The concerts themselves often turned into furious confrontations between performers and audience, with disgruntled folk-music lovers heckling throughout the rock ‘n’ roll sets. ‘He wants shooting,’ fulminates an angry fan in the unreleased film of the tour, Eat the document. But Dylan thrived on exactly this kind of hostility. The most thrilling single moment of his musical career is probably still the performance of ‘Like a Rolling Stone’ immortalised on what became known as the Royal Albert Hall bootleg, though it seems that most of this tape was recorded at the Free Trade Hall in Manchester. Dylan and the Band had been barracked between most of the numbers of the second half of the show, in which he changed from acoustic to electric guitar. As they prepare to launch into the final song a dismayed folkie yells out ‘Judas!’ to general applause. ‘I don’t believe you ... You’re a li-i-ar,’ Dylan drawls back venomously. ‘Quit talking Bob,’ mutters a member of the Band just before the music crashes sublimely in.
It is a generally held truth among Dylan admirers that no one writes well about him, though the flow of articles and books is almost unceasing. The selective bibliography at the back of The Dylan Companion runs to almost twenty dense pages. Expositions of Dylan’s life and work come from a bewildering variety of angles.
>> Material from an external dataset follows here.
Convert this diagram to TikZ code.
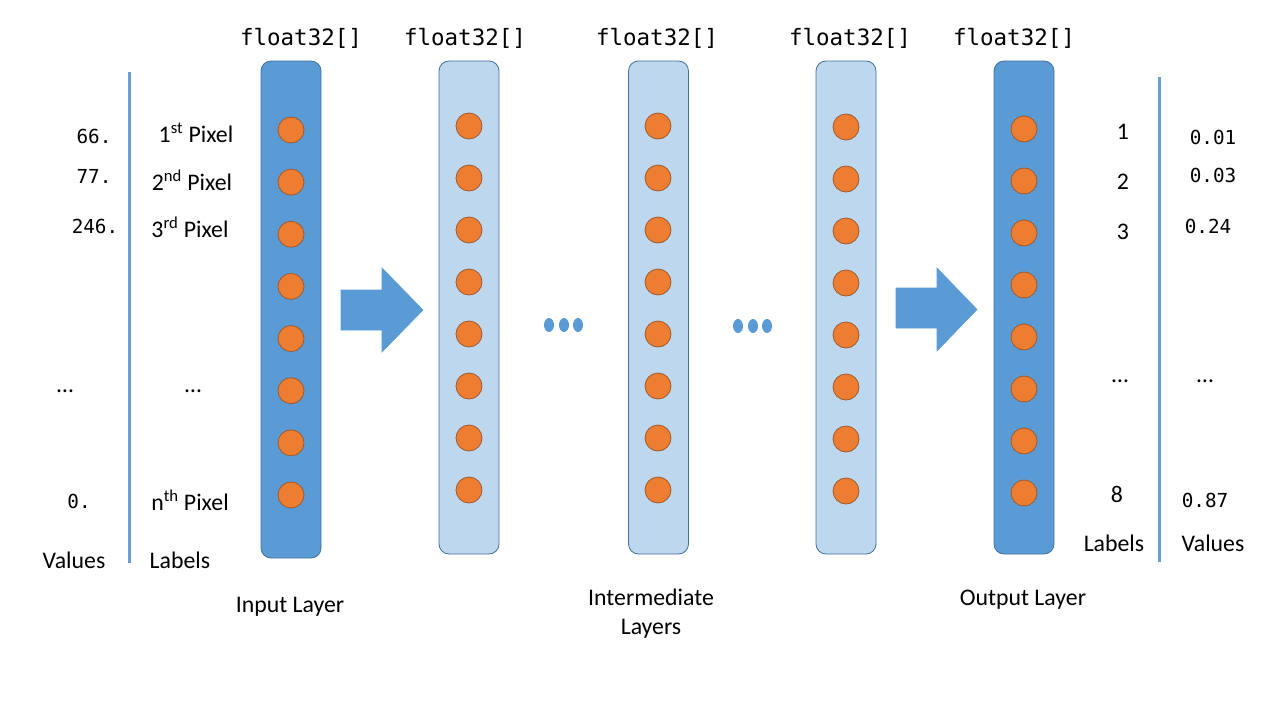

As a popular artist he attracts and has been appropriated by all kinds: sophisticated literary critics such as Aidan Day and Christopher Ricks, slob biographers such as Bob Spitz, genuine crazies like A. J. Weberman, who, as founder of the Dylan Liberation front, used to conduct seminars to his groupies on the Dylan family’s garbage; fervent hagiographers like Paul Williams; politicians (Jimmy Carter was always quoting Dylan when on the stump), rock journalists, music historians, cultural historians, hard-core fanzine-types; and even an English international fast-bowler – Bob ‘Dylan’ Willis changed his name by deed-poll as long ago as 1965.
Performing Artist offers a pretty crass but thorough account of Dylan’s performances, live and studio, from 1960 to 1973. Williams is much given to two-word sentences – almost everything Dylan does is summed up as ‘Very moving’ or ‘Great music.’ The book is really one long ill-written paean of praise, an interminable ecstatic hymn to Saint Bob. The overall effect is acutely embarrassing, and contrary to the spirit of Dylan’s songs with their continued insistence on the virtues of self-reliance – ‘Trust yourself,’ ‘You don’t need a weatherman/ To know which way the wind blows ...’ Williams is absolutely, and even touchingly, sincere in his homage, but his heart-felt devotion only rarely throws up worthwhile insights into his idol’s creative processes.